14 July 2017
Yesterday I rode the #8 bus to the
end of the route. I waited for 7 minutes and rode it back down thru the heights
of Lausanne. I got off at Riponne- M. Bejart, which may or may not be named
after Lausanne’s Bejart ballet troupe.
I made a detour
to the tables set up in front of the Place de la Rumine. We need a coffee pot.
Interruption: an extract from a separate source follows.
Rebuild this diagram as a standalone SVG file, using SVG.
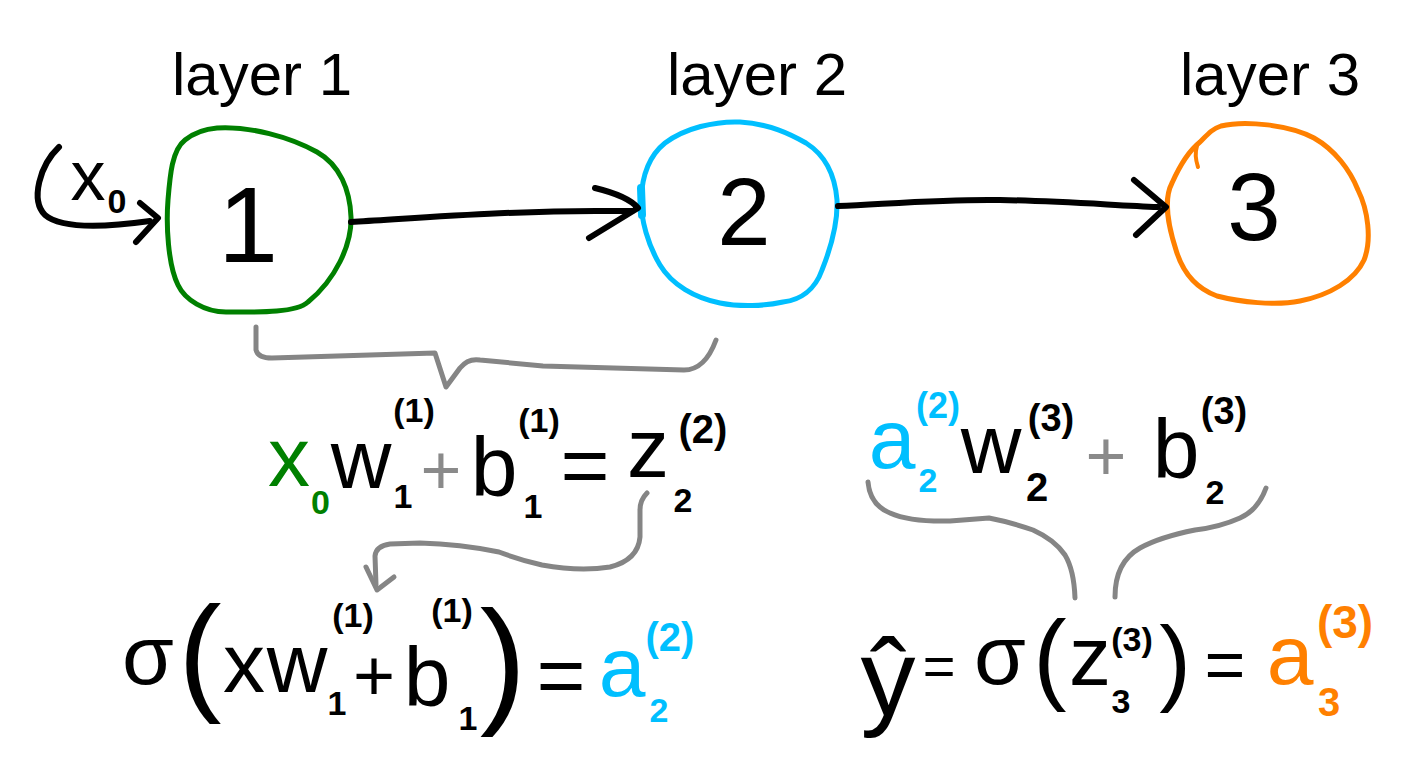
<svg xmlns="http://www.w3.org/2000/svg" width="1420" height="770" viewBox="0 0 1420 770">
<style>
text{font-family:"Liberation Sans",Arial,sans-serif;text-anchor:middle;fill:#000}
.lay{font-size:60px}
.dig{font-size:96px}
.eq{font-size:84px}
.s{font-size:34px;font-weight:bold}
.g{fill:#008000}
.b{fill:#00BFFF}
.o{fill:#FF8000}
.gr{fill:#8a8a8a}
.node{fill:none;stroke-width:5;stroke-linejoin:round}
.blk{fill:none;stroke:#000;stroke-width:6;stroke-linecap:round;stroke-linejoin:round}
.gry{fill:none;stroke:#858585;stroke-width:5;stroke-linecap:round;stroke-linejoin:round}
</style>
<rect width="1420" height="770" fill="#fff"/>

<g id="node-1">
<text class="lay" x="262" y="95">layer 1</text>
<path class="node" stroke="#008000" d="M217,128 C250,126 290,137 317,152 C340,165 350,190 351,217 C352,245 335,280 308,302 C295,314 250,312 226,312 C205,312 185,300 178,285 C168,265 166,225 168,200 C170,175 172,150 185,140 C195,132 205,129 217,128 Z"/>
<text class="dig" x="248" y="262" style="font-size:108px">1</text>
</g>

<g id="node-2">
<text class="lay" x="757" y="95">layer 2</text>
<path class="node" stroke="#00BFFF" d="M740,122 C770,124 790,134 806,143 C825,155 835,175 837,200 C838,225 830,250 822,270 C815,290 800,300 783,302 C765,306 740,307 720,303 C695,298 672,285 660,265 C648,245 641,220 641,200 C642,175 650,155 665,143 C685,128 715,121 740,122 Z"/>
<path d="M641,188 L642,215" stroke="#00BFFF" stroke-width="8" stroke-linecap="round"/>
<text class="dig" x="744" y="245">2</text>
</g>

<g id="node-3">
<text class="lay" x="1270" y="95">layer 3</text>
<path class="node" stroke="#FF8000" d="M1221,126 C1245,120 1290,125 1314,138 C1335,150 1350,170 1358,190 C1368,210 1372,240 1364,260 C1355,280 1330,295 1300,301 C1275,306 1240,302 1217,296 C1195,288 1182,270 1176,250 C1168,225 1163,200 1172,183 C1180,165 1190,150 1200,142 C1208,134 1212,129 1221,126 Z"/>
<path d="M1197,146 Q1194,155 1198,167" fill="none" stroke="#FF8000" stroke-width="4" stroke-linecap="round"/>
<text class="dig" x="1254" y="240">3</text>
</g>

<g id="input">
<text style="font-size:70px"><tspan x="88" y="200">x</tspan><tspan class="s" x="117" y="213">0</tspan></text>
</g>

<g id="connectors">
<path class="blk" d="M59,147 C40,165 30,200 45,215 C60,228 100,228 150,221"/>
<path class="blk" d="M140,203 L158,218 L136,242"/>
<path class="blk" d="M351,222 C420,218 520,210 611,211 L632,211"/>
<path class="blk" d="M595,188 Q628,196 638,208 Q615,222 589,238"/>
<path class="blk" d="M838,206 C900,203 950,199 1000,200 C1060,201 1110,205 1158,207"/>
<path class="blk" d="M1134,180 L1166,207 L1136,235"/>
<path class="gry" d="M256,327 L256,350 Q258,358 272,358 L435,353 L446,387 L460,368 Q468,358 480,360 L543,366 L684,370 Q705,370 716,340"/>
<path class="gry" d="M647,493 Q640,500 640,510 L640,537 Q638,560 610,567 Q580,572 542,565 Q520,560 499,552 Q460,544 420,543 L390,544 Q376,546 375,556 L376,585"/>
<path class="gry" d="M366,567 L377,590 L394,577"/>
<path class="gry" d="M868,482 Q870,505 890,513 Q910,522 950,521 L989,518 Q1010,522 1033,530 Q1055,540 1065,555 Q1074,570 1075,598"/>
<path class="gry" d="M1266,488 Q1258,510 1240,518 Q1220,527 1195,530 Q1160,537 1140,548 Q1115,562 1115,597"/>
</g>

<g id="eq-z2">
<text class="eq"><tspan class="g" x="289" y="486">x</tspan><tspan class="s g" x="320.5" y="514">0</tspan><tspan x="361" y="488">w</tspan><tspan class="s" x="403" y="508">1</tspan><tspan class="s" x="414" y="422">(1)</tspan><tspan class="gr" x="441" y="494" style="font-size:70px">+</tspan><tspan x="494" y="496">b</tspan><tspan class="s" x="533" y="518">1</tspan><tspan class="s" x="539" y="432">(1)</tspan><tspan x="585" y="494">=</tspan><tspan x="648" y="477">z</tspan><tspan class="s" x="683" y="512">2</tspan><tspan class="s" x="703" y="443" style="font-size:40px">(2)</tspan></text>
</g>

<g id="eq-a2">
<text class="eq"><tspan x="148" y="684">σ</tspan><tspan x="200" y="697" style="font-size:130px">(</tspan><tspan x="244" y="692">x</tspan><tspan x="297" y="692">w</tspan><tspan class="s" x="337" y="715">1</tspan><tspan class="s" x="353" y="627">(1)</tspan><tspan x="374" y="700" style="font-size:72px">+</tspan><tspan x="427" y="706">b</tspan><tspan class="s" x="468" y="730">1</tspan><tspan class="s" x="452" y="622">(1)</tspan><tspan x="503" y="708" style="font-size:140px">)</tspan><tspan x="561" y="704">=</tspan><tspan class="b" x="622" y="696">a</tspan><tspan class="s b" x="659" y="722">2</tspan><tspan class="s b" x="670" y="651" style="font-size:40px">(2)</tspan></text>
</g>

<g id="eq-z3">
<text class="eq"><tspan class="b" x="892" y="468">a</tspan><tspan class="s b" x="928" y="492">2</tspan><tspan class="s b" x="938" y="418" style="font-size:36px">(2)</tspan><tspan x="991" y="473">w</tspan><tspan class="s" x="1037" y="501" style="font-size:40px">2</tspan><tspan class="s" x="1051" y="431" style="font-size:38px">(3)</tspan><tspan class="gr" x="1106" y="480" style="font-size:70px">+</tspan><tspan x="1176" y="478">b</tspan><tspan class="s" x="1215" y="504">2</tspan><tspan class="s" x="1224" y="424" style="font-size:38px">(3)</tspan></text>
</g>

<g id="eq-a3">
<text class="eq"><tspan x="888" y="715" style="font-size:110px">ŷ</tspan><tspan x="939" y="685" style="font-size:56px">=</tspan><tspan x="1000" y="684">σ</tspan><tspan x="1050" y="691" style="font-size:100px">(</tspan><tspan x="1090" y="685">z</tspan><tspan class="s" x="1121" y="713">3</tspan><tspan class="s" x="1132" y="651">(3)</tspan><tspan x="1175" y="693" style="font-size:95px">)</tspan><tspan x="1225" y="689" style="font-size:70px">=</tspan><tspan class="o" x="1290" y="684">a</tspan><tspan class="s o" x="1329" y="716" style="font-size:40px">3</tspan><tspan class="s o" x="1345" y="638" style="font-size:46px">(3)</tspan></text>
</g>
</svg>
The choice was an Ikea French-press at 10 francs or a plated pot from a long
gone hotel at 15. I chose the French-press, much as I admired the old pot. We
don’t need to be carting antiques, but we do need our strong and black. The
lady selling all this spoke French with an accent, which turned out to be
Croatian. We had a good chat. She likes Trump, because her mother was half
German. She told me that a local millionaire buys lots of things from her.
My main
objective was a shop specializing in local products-vegetables, cheeses, meats,
La Ferme Vaudoise. Located on a level section of one of the curved, slanted
streets, La Ferme did not disappoint. Lettuce, eggplants, new onions, headcheese,
sausage, a tile size slice of sweet Gruyere and a tranche of Vaud blue in hand,
I started downhill.
It was then
that I realized I had forgotten the keys to the apartment. No matter, I know
the code to the front entry, and could leave the groceries in the vestibule. I
did so, and retreated to La Chocolaterie Wuthrich, across the street from our
apartment. One café au lait and a mini-quiche later, I got back on the #8 bus
headed for the bookstore.
Wuthrich, from our kitchen window, obscured by protective wire as our building is scaffolded and painted. |
My
inspirations are two, both in French. The first is the idea of reading Thomas
Wolfe translated to French. Wolfe was a favorite of my father; four years older
but dead at age 39, just as my father was writing about the Hudson. Of late, I wonder if the tragedy of Wolfe
resonated with my father more than O’Neill. I shall see.
The only
Wolfe that Librarie Payot had was the Of
Time and the River. (Le Temps et Le
Fleuve.) At 775 pages, if I read 4 pages a night, I can finish it in the
six months we are here. My question is: will reading in French improve or
destroy my writing?
My second purchase is local: Lausanne: Promenades Littéraires. Did
you know Charles Dickens wrote Dombey and Son while residing in Lausanne? Me,
neither. And there are many other walks and spots associated with other
authors. Once again, I ask, will all this reading in French be my destruction
or salvation as a writer?
Meanwhile, back to Wuthrich for a citron pressé, (This is lemonade, not
citron, right?) and to wait for the spouse to come home with the key. Then a
nap, and we sally forth to conquer the Swiss banking system. At the University
he’s been told that Credit Suisse is more cooperative. It is. It does take
time, and we emerge with a dozen more sheets of paper, but because we have all
the necessary forms on our side, it is done.
Supper at home, and then the tram
down to Ouchy, the former fishing village on the lake. The view of the Alps to
the south and west is all one imagines, and indeed, now I see the resemblance
to Yosemite, with the massive up thrusts chiseled by glaciers. Formidable.